6. Leaders tend to be larger and stronger financially. If you get into a fight with them, they can outlast you.

As a result of these inherent advantages, the leader is difficult to unseat. Even if you are every bit as good as them, you will fail in a frontal attack. Even if you are somewhat better than them, the prevailing winds of their leadership position will keep them as the victors for a long time.

So superiority over the leader is not enough. For example, in blind taste tests, Pepsi had a superior taste over Coke. Yet, when the labels are put on the products, the winds of leadership help Coke overcome Pepsi.

So, do we just let the prevailing winds helplessly blow us around? Of course not. Small players never win by going with the flow. The flow is designed only to benefit the leader. Sam Walton frequently pointed out that they key to the early success of Wal-Mart was due to the fact that he was willing to go against the flow and do things differently than conventional wisdom.

Conventional wisdom leads to conventional results. Glorious success comes from doing things differently.

So we cannot attack the flow directly, but we cannot go with the flow either. Therefore, the effective strategy in most cases is to attack the leader indirectly. When a sailboat wants to sail against the wind, it does go directly into the wind. Instead, it uses an angular indirect approach, known as “tacking.” Similarly, small companies need an indirect approach.

In general, the indirect approach works like this—become a leader in a place where the current leader is vulnerable. This could be geographic. For example, while everyone else was attacking large cities, Wal-Mart in its early days went to the rural areas that were being ignored.

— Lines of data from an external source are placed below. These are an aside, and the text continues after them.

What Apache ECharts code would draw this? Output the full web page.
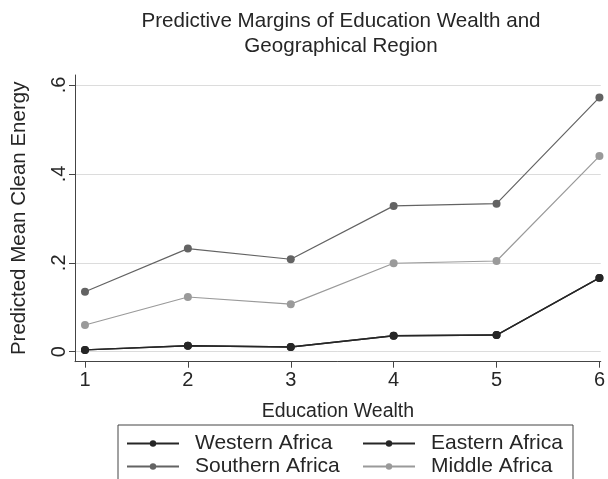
<!DOCTYPE html>
<html>
<head>
<meta charset="utf-8">
<script src="https://cdn.jsdelivr.net/npm/echarts@6/dist/echarts.min.js"></script>
<style>html,body{margin:0;padding:0;background:#fff}#c{width:608px;height:479px}</style>
</head>
<body>
<div id="c"></div>
<script>
const categories = [1, 2, 3, 4, 5, 6];
const westernAfrica = [0.004, 0.0135, 0.0105, 0.036, 0.0375, 0.166];
const easternAfrica = [0.004, 0.0135, 0.0105, 0.036, 0.0375, 0.166];
const southernAfrica = [0.135, 0.232, 0.208, 0.328, 0.333, 0.572];
const middleAfrica = [0.060, 0.123, 0.107, 0.199, 0.204, 0.440];
const yTicks = [0, 0.2, 0.4, 0.6];
const yTickLabels = ['0', '.2', '.4', '.6'];

const FONT = '"Liberation Sans", Arial, sans-serif';
const TXT = '#262626';
const pair = arr => categories.map((c, i) => [c, arr[i]]);

const chart = echarts.init(document.getElementById('c'), null, {renderer: 'canvas'});
const mk = (name, data, color, lw, z) => ({
  name, type: 'line', data: pair(data), symbol: 'circle', symbolSize: 8,
  lineStyle: {color, width: lw}, itemStyle: {color}, z, animation: false
});
const legendCommon = {
  orient: 'horizontal', padding: 0, itemWidth: 52, itemHeight: 8, itemGap: 12,
  textStyle: {fontFamily: FONT, fontSize: 21, color: TXT, padding: [0, 0, 0, 11]}
};
const leg = (name, left, top) => Object.assign({}, legendCommon, {left, top, data: [name]});
chart.setOption({
  animation: false,
  backgroundColor: '#fff',
  title: {
    text: 'Predictive Margins of Education Wealth and\nGeographical Region',
    left: 341, top: 9, padding: 0, textAlign: 'center',
    textStyle: {fontFamily: FONT, fontSize: 20.6, fontWeight: 'normal', color: TXT, lineHeight: 25}
  },
  grid: {left: 75, right: 4, top: 75, bottom: 117.3, containLabel: false},
  xAxis: {
    type: 'value', min: 0.903, max: 6.013,
    name: 'Education Wealth', nameLocation: 'middle', nameGap: 40,
    nameTextStyle: {fontFamily: FONT, fontSize: 19.5, color: TXT},
    axisLine: {show: true, onZero: false, lineStyle: {color: '#444', width: 1}},
    axisTick: {show: true, length: 6, lineStyle: {color: '#444'}, customValues: categories},
    axisLabel: {fontFamily: FONT, fontSize: 20, color: TXT, margin: 9, customValues: categories},
    splitLine: {show: false}
  },
  yAxis: {
    type: 'value', min: -0.0225, max: 0.6225,
    name: 'Predicted Mean Clean Energy', nameLocation: 'middle', nameGap: 45, nameRotate: 90,
    nameTextStyle: {fontFamily: FONT, fontSize: 20.5, color: TXT},
    axisLine: {show: true, lineStyle: {color: '#444', width: 1}},
    axisTick: {show: true, length: 6, lineStyle: {color: '#444'}, customValues: yTicks},
    axisLabel: {fontFamily: FONT, fontSize: 20, color: TXT, rotate: 90, margin: 6, customValues: yTicks,
      formatter: v => { const i = yTicks.findIndex(t => Math.abs(t - v) < 1e-9); return i >= 0 ? yTickLabels[i] : ''; }},
    splitLine: {show: true, lineStyle: {color: '#dcdcdc', width: 1}}
  },
  graphic: [{
    type: 'rect', z: 0, silent: true,
    shape: {x: 118, y: 425, width: 455, height: 80},
    style: {fill: '#fff', stroke: '#444', lineWidth: 1}
  }],
  legend: [
    leg('Western Africa', 126, 433),
    leg('Eastern Africa', 362, 433),
    leg('Southern Africa', 126, 456),
    leg('Middle Africa', 362, 456)
  ],
  series: [
    mk('Southern Africa', southernAfrica, '#636363', 1.2, 2),
    mk('Middle Africa', middleAfrica, '#9a9a9a', 1.2, 2),
    mk('Western Africa', westernAfrica, '#262626', 1.4, 3),
    mk('Eastern Africa', easternAfrica, '#262626', 1.4, 3)
  ]
});
</script>
</body>
</html>
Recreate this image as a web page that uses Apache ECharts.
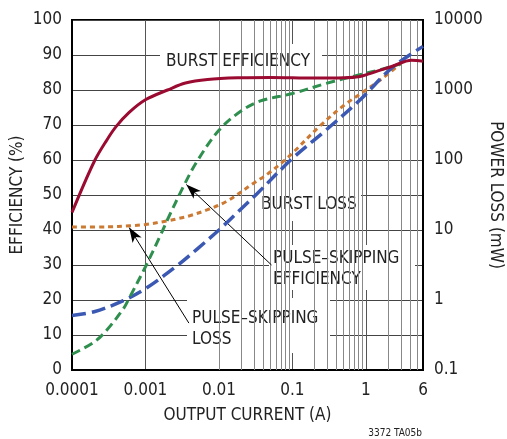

This could also be about attributes. If the leader is all about owning price, then try to own something else, like service or quality.

This could also be about demographics. If the leader owns older people, go after the younger ones. This is how the UPN, WB and CW TV networks tried to gain a toehold against the leader CBS.

Or it could be about attitude. Coke had the all-American wholesome attitude, so Pepsi took the rebellious attitude.

So, the strategic task is as follows:

1) Learn the vulnerabilities of the leader

2) Understand your internal capabilities

3) Indirectly attack the leader by trying to own something where the leader is weak and you are capable of building a new leadership (co-habitation). This new leadership comes from redefining the rules and building a point of preference where one did not exist before.

4) Use this new leadership as a launching pad for further growth.

In the beginning, Wal-Mart was like the little bird against the major retail chains. It’s only hope was to go indirect and start in the rural markets which were being ignored. Eventually, it used that base to become large enough and strong enough to take on the whole retail establishment. It became as strong as my automobile, which could go against any prevailing wind. At that point, Wal-Mart took on the entire US grocery establishment and won.

The established marketplace works based on a set of rules which favor the leader. If you are small and want to grow in such an environment, you cannot usually win by directly taking on the leader based on the leader’s rules. Instead, you need to change the rules in your favor. This works best when you take an indirect approach by building a base of strength in a place the current rules are ignoring. Then you can start re-writing the rules around your base and grow.

If you want to be “king of the hill,” rather than try to knock off the person who already has the advantage of the high ground, instead go off and build your own separate hill.